→ **Material**
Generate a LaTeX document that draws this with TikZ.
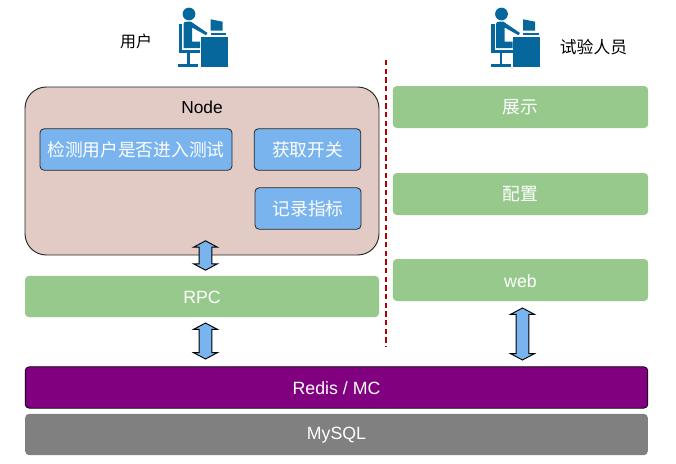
\documentclass[tikz,border=0pt]{standalone}
\usepackage{fontspec}
\setmainfont{Liberation Sans}
\newfontfamily\cjk{Noto Sans CJK SC}
\usetikzlibrary{shapes.arrows}
\definecolor{gbox}{HTML}{97C98D}
\definecolor{bbox}{HTML}{7AB4EE}
\definecolor{nodebg}{HTML}{E1CBC4}
\definecolor{iconblue}{HTML}{05679B}
\definecolor{purplebox}{HTML}{800080}
\definecolor{graybox}{HTML}{808080}
\newcommand{\lowered}[1]{\raisebox{-.8pt}[\height][\depth]{#1}}
\tikzset{
  rbox/.style={rectangle,rounded corners=3pt,inner sep=0pt,text=white,font=\fontsize{13.3pt}{15pt}\selectfont},
  greenbox/.style={rbox,fill=gbox},
  greencjk/.style={greenbox,font=\cjk\fontsize{13.3pt}{15pt}\selectfont},
  bluebox/.style={rbox,fill=bbox,draw=black!85,line width=.6pt,font=\cjk\fontsize{13.3pt}{15pt}\selectfont},
  darrow/.style={shape=double arrow,draw=black,fill=bbox,line width=.7pt,inner xsep=0pt,inner ysep=4.4pt,rotate=90,
     double arrow head extend=4.2pt,double arrow head indent=0pt,double arrow tip angle=124},
  personicon/.pic={
    \fill[iconblue] (189,14) circle (6.4);
    \fill[iconblue] (178.5,24) rectangle (182,49.5);
    \fill[iconblue] (178.5,49.5) rectangle (200,52.7);
    \fill[iconblue] (187.3,52.7) rectangle (189.7,64);
    \fill[iconblue] (178,64) rectangle (198.3,66.7);
    \fill[iconblue] (183.6,24) .. controls (183.6,22) and (185,21.7) .. (187,21.7) -- (191,21.7)
       -- (207.5,33) -- (206,35.2) -- (192,27.5) -- (192,41.5) -- (200,41.5) -- (200,48.2) -- (183.6,48.2) -- cycle;
    \fill[iconblue] (200.7,36.7) rectangle (227.7,66.7);
    \fill[iconblue] (210.7,19.3) -- (222.7,21.7) -- (222.7,30.7) -- (210.7,30.7) -- cycle;
    \fill[iconblue] (210.7,32.7) rectangle (226,35);
  }
}
\begin{document}
\begin{tikzpicture}[x=0.75pt,y=-0.75pt]
\useasboundingbox (0,0) rectangle (676,464);
\pic at (0,0) {personicon};
\pic at (312.5,0) {personicon};
\node[inner sep=0pt,font=\cjk\fontsize{12pt}{14pt}\selectfont] (user) at (136,41) {用户};
\node[inner sep=0pt,font=\cjk\fontsize{12.6pt}{14pt}\selectfont] (tester) at (593.5,47.5) {试验人员};
\draw[red!70!black,line width=.9pt,dash pattern=on 4pt off 2.5pt] (386,60) coordinate (ds) -- (386,347) coordinate (de);
\node[rectangle,rounded corners=16pt,draw=black!85,line width=.7pt,fill=nodebg,minimum width=265.5pt,minimum height=126pt,inner sep=0pt] (nodebox) at (202,171) {};
\node[inner sep=0pt,font=\fontsize{13pt}{15pt}\selectfont] (nodetitle) at (202,107.5) {Node};
\node[bluebox,minimum width=144pt,minimum height=31pt] (check) at (136,149.5) {检测用户是否进入测试};
\node[bluebox,minimum width=80pt,minimum height=31pt] (fetch) at (307.5,149.5) {获取开关};
\node[bluebox,minimum width=79.5pt,minimum height=31pt] (record) at (308,208.5) {记录指标};
\node[greenbox,minimum width=265.5pt,minimum height=31pt] (rpc) at (202,296.5) {\lowered{RPC}};
\node[greencjk,minimum width=191.5pt,minimum height=31.5pt] (show) at (520.5,107) {展示};
\node[greencjk,minimum width=191.5pt,minimum height=31.5pt] (config) at (520.5,194) {配置};
\node[greenbox,minimum width=191.5pt,minimum height=31.5pt] (web) at (520.5,280) {\lowered{web}};
\node[rbox,fill=purplebox,draw=black,line width=.6pt,minimum width=467pt,minimum height=31pt] (redis) at (336.5,387.5) {\lowered{Redis / MC}};
\node[rbox,fill=graybox,minimum width=467pt,minimum height=31pt] (mysql) at (336.5,434.5) {\lowered{MySQL}};
\node[darrow,minimum height=22pt] (a1) at (205.5,255.5) {};
\node[darrow,minimum height=27pt] (a2) at (205.5,341) {};
\node[darrow,minimum height=39pt] (a3) at (522.5,334) {};
\end{tikzpicture}
\end{document}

→ **Written instruction**
Keep the pictures out of the copy and write out the data exactly as it stands.

→ **Response for this exercise**
Generate a LaTeX document that draws this with TikZ.
\documentclass[tikz,border=0pt]{standalone}
\usepackage{fontspec}
\setmainfont{Liberation Sans}
\newfontfamily\cjk{Noto Sans CJK SC}
\usetikzlibrary{shapes.arrows}
\definecolor{gbox}{HTML}{97C98D}
\definecolor{bbox}{HTML}{7AB4EE}
\definecolor{nodebg}{HTML}{E1CBC4}
\definecolor{iconblue}{HTML}{05679B}
\definecolor{purplebox}{HTML}{800080}
\definecolor{graybox}{HTML}{808080}
\newcommand{\lowered}[1]{\raisebox{-.8pt}[\height][\depth]{#1}}
\tikzset{
  rbox/.style={rectangle,rounded corners=3pt,inner sep=0pt,text=white,font=\fontsize{13.3pt}{15pt}\selectfont},
  greenbox/.style={rbox,fill=gbox},
  greencjk/.style={greenbox,font=\cjk\fontsize{13.3pt}{15pt}\selectfont},
  bluebox/.style={rbox,fill=bbox,draw=black!85,line width=.6pt,font=\cjk\fontsize{13.3pt}{15pt}\selectfont},
  darrow/.style={shape=double arrow,draw=black,fill=bbox,line width=.7pt,inner xsep=0pt,inner ysep=4.4pt,rotate=90,
     double arrow head extend=4.2pt,double arrow head indent=0pt,double arrow tip angle=124},
  personicon/.pic={
    \fill[iconblue] (189,14) circle (6.4);
    \fill[iconblue] (178.5,24) rectangle (182,49.5);
    \fill[iconblue] (178.5,49.5) rectangle (200,52.7);
    \fill[iconblue] (187.3,52.7) rectangle (189.7,64);
    \fill[iconblue] (178,64) rectangle (198.3,66.7);
    \fill[iconblue] (183.6,24) .. controls (183.6,22) and (185,21.7) .. (187,21.7) -- (191,21.7)
       -- (207.5,33) -- (206,35.2) -- (192,27.5) -- (192,41.5) -- (200,41.5) -- (200,48.2) -- (183.6,48.2) -- cycle;
    \fill[iconblue] (200.7,36.7) rectangle (227.7,66.7);
    \fill[iconblue] (210.7,19.3) -- (222.7,21.7) -- (222.7,30.7) -- (210.7,30.7) -- cycle;
    \fill[iconblue] (210.7,32.7) rectangle (226,35);
  }
}
\begin{document}
\begin{tikzpicture}[x=0.75pt,y=-0.75pt]
\useasboundingbox (0,0) rectangle (676,464);
\pic at (0,0) {personicon};
\pic at (312.5,0) {personicon};
\node[inner sep=0pt,font=\cjk\fontsize{12pt}{14pt}\selectfont] (user) at (136,41) {用户};
\node[inner sep=0pt,font=\cjk\fontsize{12.6pt}{14pt}\selectfont] (tester) at (593.5,47.5) {试验人员};
\draw[red!70!black,line width=.9pt,dash pattern=on 4pt off 2.5pt] (386,60) coordinate (ds) -- (386,347) coordinate (de);
\node[rectangle,rounded corners=16pt,draw=black!85,line width=.7pt,fill=nodebg,minimum width=265.5pt,minimum height=126pt,inner sep=0pt] (nodebox) at (202,171) {};
\node[inner sep=0pt,font=\fontsize{13pt}{15pt}\selectfont] (nodetitle) at (202,107.5) {Node};
\node[bluebox,minimum width=144pt,minimum height=31pt] (check) at (136,149.5) {检测用户是否进入测试};
\node[bluebox,minimum width=80pt,minimum height=31pt] (fetch) at (307.5,149.5) {获取开关};
\node[bluebox,minimum width=79.5pt,minimum height=31pt] (record) at (308,208.5) {记录指标};
\node[greenbox,minimum width=265.5pt,minimum height=31pt] (rpc) at (202,296.5) {\lowered{RPC}};
\node[greencjk,minimum width=191.5pt,minimum height=31.5pt] (show) at (520.5,107) {展示};
\node[greencjk,minimum width=191.5pt,minimum height=31.5pt] (config) at (520.5,194) {配置};
\node[greenbox,minimum width=191.5pt,minimum height=31.5pt] (web) at (520.5,280) {\lowered{web}};
\node[rbox,fill=purplebox,draw=black,line width=.6pt,minimum width=467pt,minimum height=31pt] (redis) at (336.5,387.5) {\lowered{Redis / MC}};
\node[rbox,fill=graybox,minimum width=467pt,minimum height=31pt] (mysql) at (336.5,434.5) {\lowered{MySQL}};
\node[darrow,minimum height=22pt] (a1) at (205.5,255.5) {};
\node[darrow,minimum height=27pt] (a2) at (205.5,341) {};
\node[darrow,minimum height=39pt] (a3) at (522.5,334) {};
\end{tikzpicture}
\end{document}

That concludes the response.